Diverting calls away from busy police control rooms is making another tragedy like the deaths of John Yuill and Lamara Bell more likely, it has been claimed.
An interim report on their review of Police Scotland’s call handling by HM Inspectorate of Constabulary Scotland – ordered after the Force did not respond to a call about the M9 crash that killed Lamara Bell and John Yuill for three days – found that staff shortages are damaging the ability to answer calls and that pressure on staff in Dundee is “unacceptably high”.
Police Scotland plans to reduce its total number of control rooms. Those in Inverness and Aberdeen are schedule to be shut down while those in Glenrothes, Dumfries and Stirling have already been closed.
The interim report said that if too many non-emergency calls are received in one place, non-emergency calls start being diverted to other call centres.
However, if one of these calls turns out to be an emergency is must be transferred back to the original call centre.
Last week The Courier revealed that the Dundee control room is failing to meet its target for answering non-emergency calls because of lack of staff and illnesses.
The HMICS said staff at all of Scotland’s control room call centres are “strongly committed” to providing a good service but their work is being undermined by a lack of trained staff.
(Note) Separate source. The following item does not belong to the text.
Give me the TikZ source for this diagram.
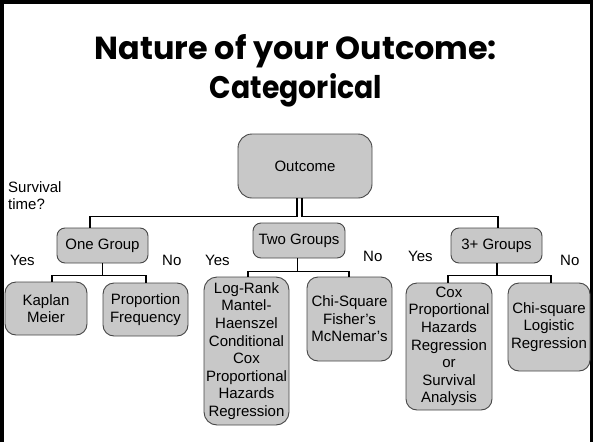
\documentclass[tikz,border=0pt]{standalone}
\usepackage{fontspec}
\usepackage{graphicx}
\setmainfont{Liberation Sans}
\newfontfamily\titlefont{Poppins}
\definecolor{boxfill}{RGB}{200,200,200}
\definecolor{boxline}{RGB}{70,70,70}
\tikzset{
  box/.style={draw=boxline, line width=0.9pt, fill=boxfill, rounded corners=8pt,
    inner sep=0pt, align=center, font=\fontsize{15}{17.6}\selectfont},
  tallbox/.style={box, rounded corners=11pt},
  conn/.style={draw=black, line width=1.8pt, line join=miter},
  lbl/.style={inner sep=0pt, anchor=base west, font=\fontsize{15}{17.6}\selectfont},
  ttl/.style={inner sep=0pt, anchor=base}
}
\begin{document}
\begin{tikzpicture}[x=1pt,y=-1pt]
\useasboundingbox (0,0) rectangle (594,442);
% frame
\draw[line width=3.6pt, line join=miter] (1.8,442) -- (1.8,2) -- (591.5,2) -- (591.5,442);
% title
\node[ttl] (t1) at (296,59) {\resizebox{402pt}{25pt}{\titlefont\bfseries Nature of your Outcome:}};
\node[ttl] (t2) at (296,98) {\resizebox{172pt}{25pt}{\titlefont\bfseries Categorical}};
% boxes
\node[box, rounded corners=14pt, minimum width=134pt, minimum height=64pt] (outcome) at (305,166) {Outcome};
\node[box, minimum width=91pt, minimum height=35pt] (one) at (102.5,245.5) {One Group};
\node[box, minimum width=92pt, minimum height=35pt] (two) at (299,240.5) {Two Groups};
\node[box, minimum width=91pt, minimum height=35pt] (three) at (496.5,245.5) {3+ Groups};
\node[tallbox, minimum width=82pt, minimum height=53pt] (kaplan) at (46,308.5) {Kaplan\\Meier};
\node[tallbox, minimum width=85pt, minimum height=53pt] (prop) at (145.5,309.5) {Proportion\\Frequency};
\node[tallbox, rounded corners=13pt, minimum width=85pt, minimum height=148pt] (logrank) at (246.5,351) {Log-Rank\\Mantel-\\Haenszel\\Conditional\\Cox\\Proportional\\Hazards\\Regression};
\node[tallbox, minimum width=85pt, minimum height=84pt] (chisq) at (349.5,319) {Chi-Square\\Fisher's\\McNemar's};
\node[tallbox, minimum width=86pt, minimum height=127pt] (cox) at (449,346.5) {Cox\\Proportional\\Hazards\\Regression\\or\\Survival\\Analysis};
\node[tallbox, minimum width=82pt, minimum height=88pt] (logistic) at (549,327) {Chi-square\\Logistic\\Regression};
% labels
\node[lbl] (surv) at (8,192) {Survival};
\node[lbl] (time) at (8,209.5) {time?};
\node[lbl] (y1) at (10,265) {Yes};
\node[lbl] (n1) at (162,265) {No};
\node[lbl] (y2) at (205,265) {Yes};
\node[lbl] (n2) at (363,261) {No};
\node[lbl] (y3) at (408,261) {Yes};
\node[lbl] (n3) at (560,265) {No};
% connectors
\draw[conn] ([xshift=-8pt]outcome.south) -- ++(0,18) -| ([xshift=-12.5pt]one.north);
\draw[conn] ([xshift=-3pt]outcome.south) -- ++(0,18) -| ([xshift=1.5pt]three.north);
\draw[conn] (one.south) -- ++(0,12) coordinate (oj);
\draw[conn] ([xshift=6pt]kaplan.north) |- (oj) -| ([xshift=0.5pt]prop.north);
\draw[conn] ([xshift=-1.5pt]two.south) -- ++(0,13) coordinate (tj);
\draw[conn] ([xshift=1.5pt]logrank.north) |- (tj) -| ([xshift=-0.5pt]chisq.north);
\draw[conn] ([xshift=0.5pt]three.south) -- ++(0,12) coordinate (hj);
\draw[conn] ([xshift=-1pt]cox.north) |- (hj) -| ([xshift=2pt]logistic.north);
\end{tikzpicture}
\end{document}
HM Inspector of Constabulary in Scotland Derek Penman said: “In this initial phase we have carried out extensive consultation and evidence gathering. We also spent time at six call centres across Scotland and found all staff to be strongly committed, often in challenging circumstances, to providing a good service to the public.
“They continue to do a good job and are showing considerable flexibility in their working practices to meet call demand.”
He added: “HMICS recognised the constraints placed upon Police Scotland as result of staff shortages in Bilston Glen, Inverness, Aberdeen and Dundee but considered the practice of diverting overflow calls to the main sites in Govan, Motherwell and Bilston Glen is creating additional risk.
“This will not be resolved until there is a full complement of trained staff supported by effective systems, processes and procedures in the main sites.
“Until that is the case the facilities in Inverness, Aberdeen and Dundee should remain in place.”
The HMICS has recommended that the current system is “stablilised” while there should be an acceleration in recruitment for the planned north area control room in Dundee.
The final report will be published next month.